My Mom's laptop performs poorly when playing DVD's in the DVD/CR-R combo drive. The video and sound skips every few seconds, and thats basically making the movies unwatchable. The laptop is a Compaq Presario 700Z, with a Toshiba SD-R2102 combo drive. The software were using is Intervideo WinDVD 3.0. Anyone know a solution to this problem?
 
It could be defective dvd drive also? Try another software, see if you can get a copy of PowerDVD and see if that works better. How much RAM do you have?

Also, I know Compaq/HP has a lot of software starting up in the background. You might want to kill some of the software loading in the background.

What does your take manager say concerning RAM, etc?
 
Originally posted by: newbiepcuser
How much RAM do you have?

256 megs.

Also, I know Compaq/HP has a lot of software starting up in the background. You might want to kill some of the software loading in the background.

Tried that. Improved performance slightly, but didnt kill the problem.

What does your take manager say concerning RAM, etc?

When playing DVDs, it puts the CPU load at 100%. Don t know about RAM, but the Page File usage is at about 150 megs.
 
Go into the Device Manager and make sure DMA is enabled for your Optical drive, it sounds like it's running in PIO mode, I had this same issue w/ an old Gateway laptop and enabling DMA resolved the issue
 
Originally posted by: Arcanedeath
Go into the Device Manager and make sure DMA is enabled for your Optical drive, it sounds like it's running in PIO mode, I had this same issue w/ an old Gateway laptop and enabling DMA resolved the issue

I tried to do that, but there was no option to enable DMA on the drive itself, so I attempted to enable DMA on the second IDE channel in the Device Manager menu.

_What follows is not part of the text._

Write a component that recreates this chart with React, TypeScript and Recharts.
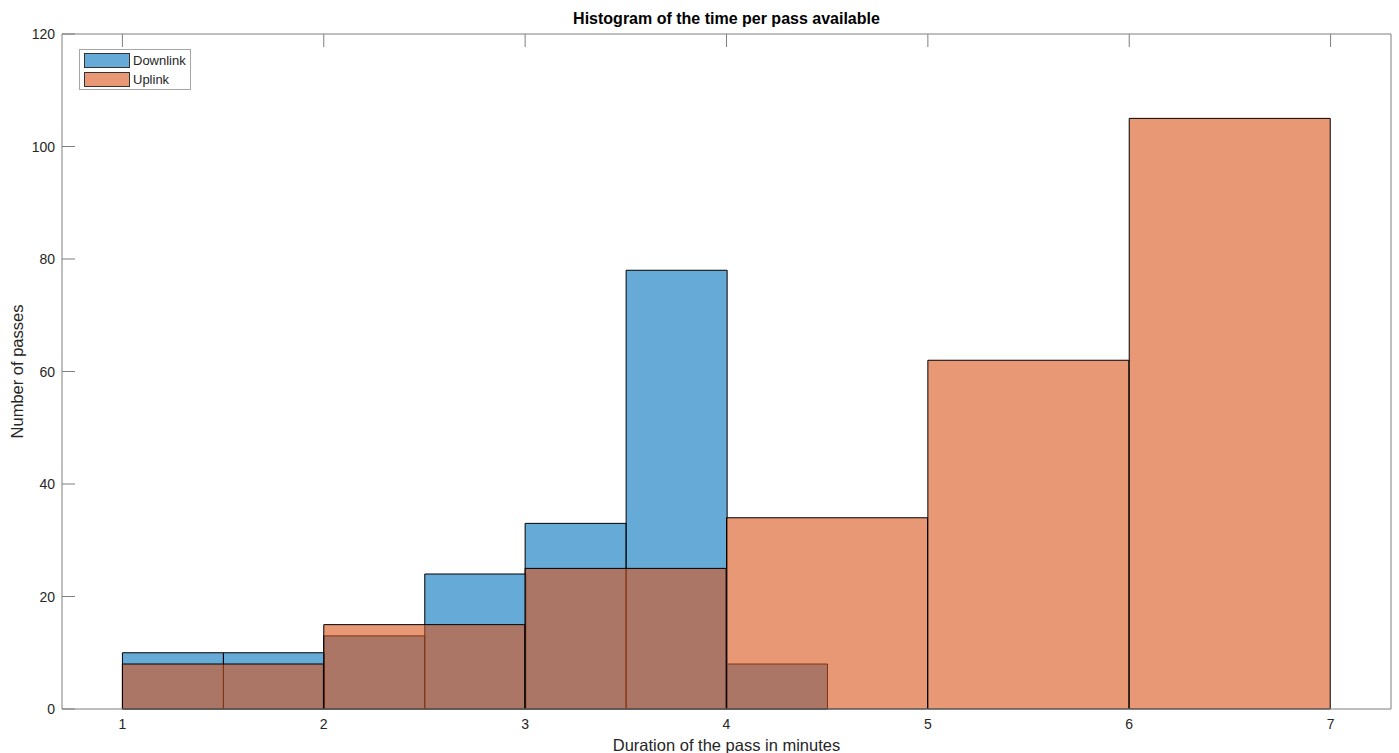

I selected the "DMA if available" option, but upon rebooting it stated that the current device was still in PIO mode. No matter what I do, I cant enable DMA on the second IDE channel.
 
Originally posted by: Uuplaku
Originally posted by: Arcanedeath
Go into the Device Manager and make sure DMA is enabled for your Optical drive, it sounds like it's running in PIO mode, I had this same issue w/ an old Gateway laptop and enabling DMA resolved the issue

I tried to do that, but there was no option to enable DMA on the drive itself, so I attempted to enable DMA on the second IDE channel in the Device Manager menu. I selected the "DMA if available" option, but upon rebooting it stated that the current device was still in PIO mode. No matter what I do, I cant enable DMA on the second IDE channel.

Remove the Secondary IDE controller (or whichever the DVD drive is on) and let Windows re-detect it; sometimes that takes care of the problem. It should go to DMA mode; it supports it. Specs.